One day Sheila was out, and the others got back a little early, so I went out. They all ate in a little cafe down the street, so I ate there too, and when I got there she was alone at a table. I would have sat down with her, but she didn’t look up, and I took a seat a couple of tables away. She was looking out the window, smoking, and pretty soon she doused her cigarette and came over where I was. “You’re a little standoffish today, Mrs. Brent.”
“I’ve been doing a little quiet listening.”
“Oh — the two guys in the corner?”
“Do you know who the fat one is?”
“No, I don’t.”
“That’s Bunny Kaiser, the leading furniture man of Glendale. ‘She Buys ’Er Stuff from Kaiser.’”
“Isn’t he putting up a building or something? Seems to me we had a deal on, to handle his bonds.”
“He wouldn’t sell bonds. It’s his building, with his own name chiseled over the door, and he wanted to swing the whole thing himself. But he can’t quite make it. The building is up to the first floor now, and he has to make a payment to the contractor. He needs a hundred thousand bucks. Suppose a bright girl got that business for you, would she get a raise?”
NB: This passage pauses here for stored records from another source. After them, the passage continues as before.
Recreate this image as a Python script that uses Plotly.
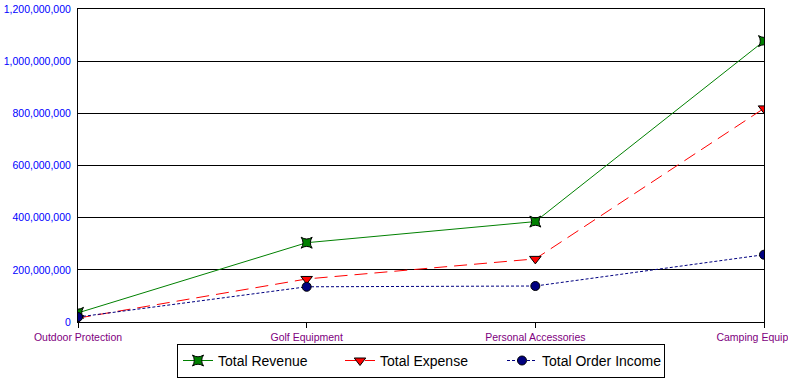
import plotly.graph_objects as go

categories = ["Outdoor Protection", "Golf Equipment", "Personal Accessories", "Camping Equipment"]
total_revenue = [35_000_000, 304_000_000, 385_000_000, 1_077_000_000]
total_expense = [15_000_000, 165_000_000, 242_000_000, 819_000_000]
total_order_income = [19_000_000, 135_000_000, 138_000_000, 258_000_000]
y_ticks = [0, 200_000_000, 400_000_000, 600_000_000, 800_000_000, 1_000_000_000, 1_200_000_000]

fig = go.Figure()
fig.add_trace(go.Scatter(
    x=categories, y=total_revenue, name="Total Revenue", mode="lines+markers",
    line=dict(color="#008000", width=1),
    marker=dict(symbol="star-square", size=10, color="#008000", line=dict(color="black", width=1)),
))
fig.add_trace(go.Scatter(
    x=categories, y=total_expense, name="Total Expense", mode="lines+markers",
    line=dict(color="#FF0000", width=1, dash="13px,7px"),
    marker=dict(symbol="triangle-down", size=10, color="#FF0000", line=dict(color="black", width=1)),
))
fig.add_trace(go.Scatter(
    x=categories, y=total_order_income, name="Total Order Income", mode="lines+markers",
    line=dict(color="#000080", width=1, dash="3px,2px"),
    marker=dict(symbol="circle", size=9, color="#000080", line=dict(color="black", width=1)),
))

fig.update_layout(
    width=788, height=392, autosize=False,
    margin=dict(l=78, r=24, t=9, b=70, autoexpand=False),
    plot_bgcolor="white", paper_bgcolor="white",
    font=dict(family="Liberation Sans, Arial, sans-serif", size=11, color="black"),
    showlegend=True,
    legend=dict(
        orientation="h", x=0.5, xanchor="center", y=-0.07, yanchor="top",
        bordercolor="black", borderwidth=1, font=dict(size=14, color="black"),
        entrywidth=117, entrywidthmode="pixels", itemwidth=30,
    ),
    xaxis=dict(
        type="category", range=[0, 3], showgrid=False, automargin=False,
        showline=True, linecolor="black", linewidth=1, mirror=True,
        ticks="outside", ticklen=5, tickcolor="black",
        tickfont=dict(color="#800080", size=10.5),
    ),
    yaxis=dict(
        range=[0, 1_200_000_000], tickvals=y_ticks, automargin=False,
        ticktext=[f"{v:,}" for v in y_ticks],
        showgrid=True, gridcolor="black", gridwidth=1,
        showline=True, linecolor="black", linewidth=1, mirror=True,
        zeroline=False, ticks="", ticklabelstandoff=4,
        tickfont=dict(color="#0000FF", size=10.5),
    ),
)

fig.write_html("out.html", config={"displayModeBar": False},
               post_script="document.body.style.margin='0';")
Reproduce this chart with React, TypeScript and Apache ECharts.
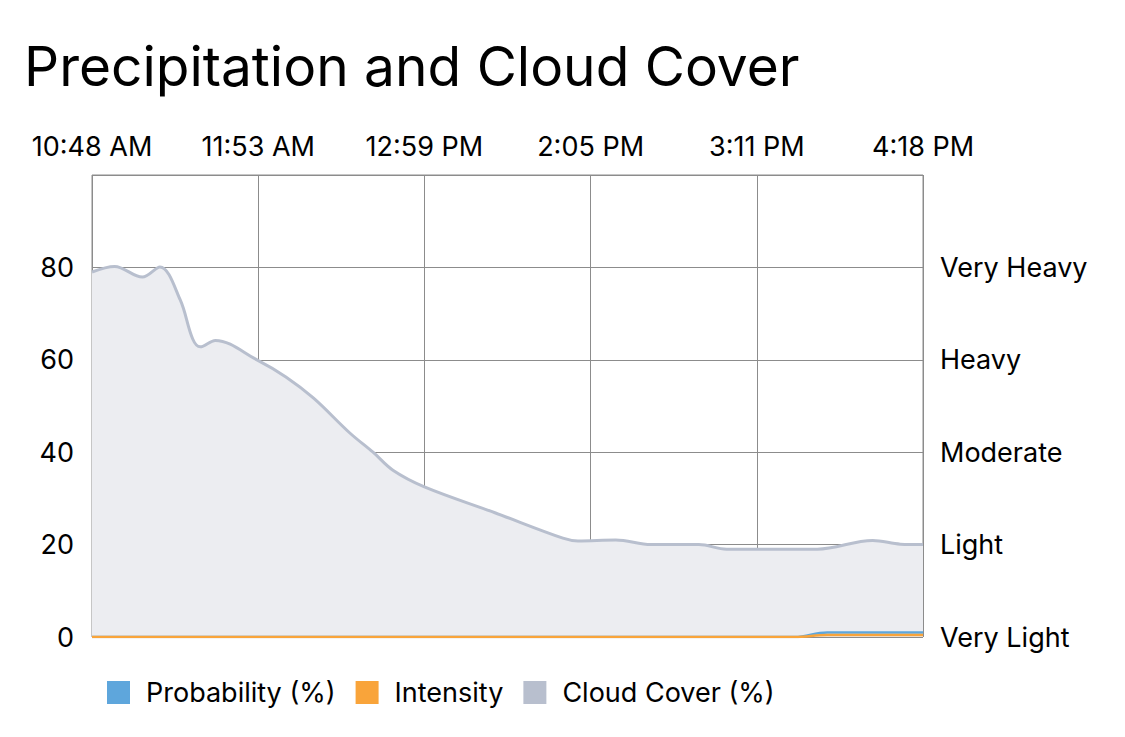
import React, { useEffect, useRef } from "react";
import * as echarts from "echarts";

const titleText = "Precipitation and Cloud Cover";
const timeTickLabels = ["10:48 AM", "11:53 AM", "12:59 PM", "2:05 PM", "3:11 PM", "4:18 PM"];
const intensityLabels = ["Very Light", "Light", "Moderate", "Heavy", "Very Heavy"];

// minutes since first tick
const cloudTimes = [0, 9, 20, 27, 35, 40, 43, 49, 65.5, 77, 88, 102.5, 111.6, 119.5, 132, 160, 187, 193, 208, 222, 241, 252, 270, 288, 310, 321, 330];
const cloudValues = [79, 80.2, 77.9, 80.1, 73, 64.5, 62.8, 64.2, 60, 56.3, 51.7, 44.1, 40, 36.1, 32.5, 26.9, 21.4, 20.8, 21, 20, 20, 19, 19, 19, 20.9, 20.1, 20];

const precipTimes = [0, 100, 200, 270, 279, 292, 310, 330];
const probabilityValues = [0, 0, 0, 0, 0, 1, 1, 1];
const intensityValues = [0, 0, 0, 0, 0, 0.45, 0.45, 0.45];

const FONT = "Inter, 'Noto Sans', sans-serif";
const LABEL_SIZE = 27;

export default function App() {
  const ref = useRef<HTMLDivElement>(null);
  useEffect(() => {
    if (!ref.current) return;
    const chart = echarts.init(ref.current, undefined, { renderer: "svg" });
    const pair = (t: number[], v: number[]) => t.map((x, i) => [x, v[i]]);
    chart.setOption({
      animation: false,
      backgroundColor: "#ffffff",
      title: {
        text: titleText,
        left: 24,
        top: 38,
        padding: 0,
        textStyle: { fontFamily: FONT, fontSize: 55, fontWeight: "normal", color: "#000" },
      },
      legend: {
        left: 107,
        top: 679,
        padding: 0,
        itemWidth: 23,
        itemHeight: 23,
        itemGap: 20,
        icon: "rect",
        textStyle: { fontFamily: FONT, fontSize: LABEL_SIZE, color: "#000", padding: [0, 0, 0, 11] },
        data: ["Probability (%)", "Intensity", "Cloud Cover (%)"],
      },
      grid: {
        left: 92,
        right: 202,
        top: 175,
        bottom: 100,
        show: true,
        borderColor: "#8c8c8c",
        borderWidth: 1,
      },
      xAxis: {
        type: "value",
        position: "top",
        min: 0,
        max: 330,
        interval: 66,
        axisLine: { show: false },
        axisTick: { show: false },
        axisLabel: {
          margin: 15,
          fontFamily: FONT,
          fontSize: LABEL_SIZE,
          color: "#000",
          formatter: (v: number) => timeTickLabels[Math.round(v / 66)] ?? "",
        },
        splitLine: { show: true, lineStyle: { color: "#8c8c8c", width: 1 } },
      },
      yAxis: [
        {
          type: "value",
          min: 0,
          max: 100,
          interval: 20,
          axisLine: { show: false },
          axisTick: { show: false },
          axisLabel: {
            margin: 18,
            fontFamily: FONT,
            fontSize: LABEL_SIZE,
            color: "#000",
            formatter: (v: number) => (v >= 100 ? "" : String(v)),
          },
          splitLine: { show: true, lineStyle: { color: "#8c8c8c", width: 1 } },
        },
        {
          type: "value",
          min: 0,
          max: 100,
          interval: 20,
          position: "right",
          axisLine: { show: false },
          axisTick: { show: false },
          axisLabel: {
            margin: 17,
            fontFamily: FONT,
            fontSize: LABEL_SIZE,
            color: "#000",
            formatter: (v: number) => intensityLabels[Math.round(v / 20)] ?? "",
          },
          splitLine: { show: false },
        },
      ],
      series: [
        {
          name: "Cloud Cover (%)",
          type: "line",
          data: pair(cloudTimes, cloudValues),
          smooth: 0.35,
          showSymbol: false,
          color: "#b8bfce",
          lineStyle: { color: "#b8bfce", width: 3 },
          areaStyle: { color: "#ecedf1", opacity: 1 },
          z: 1,
        },
        {
          name: "Intensity",
          type: "line",
          data: pair(precipTimes, intensityValues),
          smooth: 0.4,
          showSymbol: false,
          color: "#f9a43a",
          lineStyle: { color: "#f9a43a", width: 2.5 },
          z: 3,
        },
        {
          name: "Probability (%)",
          type: "line",
          data: pair(precipTimes, probabilityValues),
          smooth: 0.4,
          showSymbol: false,
          color: "#5ea6dc",
          lineStyle: { color: "#5ea6dc", width: 2.5 },
          z: 2,
        },
      ],
    });
    return () => chart.dispose();
  }, []);
  return <div ref={ref} style={{ width: 1125, height: 737, position: "absolute", left: 0, top: 0 }} />;
}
“And how would she get that business?”
“Sex appeal! Do you think I haven’t got it?”
“I didn’t say you haven’t got it.”
“You’d better not.”
“Then that’s settled.”
“And—?”
“When’s this payment on the first floor due?”
“Tomorrow.”
“Ouch! That doesn’t give us much time to work.”
“You let me work it, and I’ll put it over.”
“All right, you land that loan, it’s a two-dollar raise.”
“Two-fifty.”
“O.K. — two-fifty.”
“I’ll be late. At the bank, I mean.”
“I’ll take your window.”
So I went back and took her window. About two o’clock a truck driver came in, cashed a pay check with Helm, then came over to me to make a $10 deposit on savings. I took his book, entered the amount, set the $10 so she could put it with her cash when she came in. You understand: They all have cash boxes, and lock them when they go out, and that cash is checked once a month. But when I took out the card in our own file, the total it showed was $150 less than the amount showing in the passbook.
In a bank, you never let the depositor notice anything. You’ve got that smile on your face, and everything’s jake, and that’s fair enough, from his end of it, because the bank is responsible, and what his book shows is what he’s got, so he can’t lose no matter how you play it. Just the same, under that pasted grin, my lips felt a little cold. I picked up his book again, like there was something else I had to do to it, and blobbed a big smear of ink over it. “Well, that’s nice, isn’t it.”
“You sure decorated it.”
“I tell you what, I’m a little busy just now — will you leave that with me? Next time you come in, I’ll have a new one ready for you.”
“Anything you say, Cap.”
“This one’s kind of shopworn, anyway.”
“Yeah, getting greasy.”
By that time I had a receipt ready for the book, and copied the amount down in his presence, and passed it out to him. He went and I set the book aside. It had taken a little time, and three more depositors were in line behind him. The first two books corresponded with the cards, but the last one showed a $200 difference, more on his book than we had on our card. I hated to do what he had seen me do with the other guy, but I had to have that book. I started to enter the deposit, and once more a big blob of ink went on that page.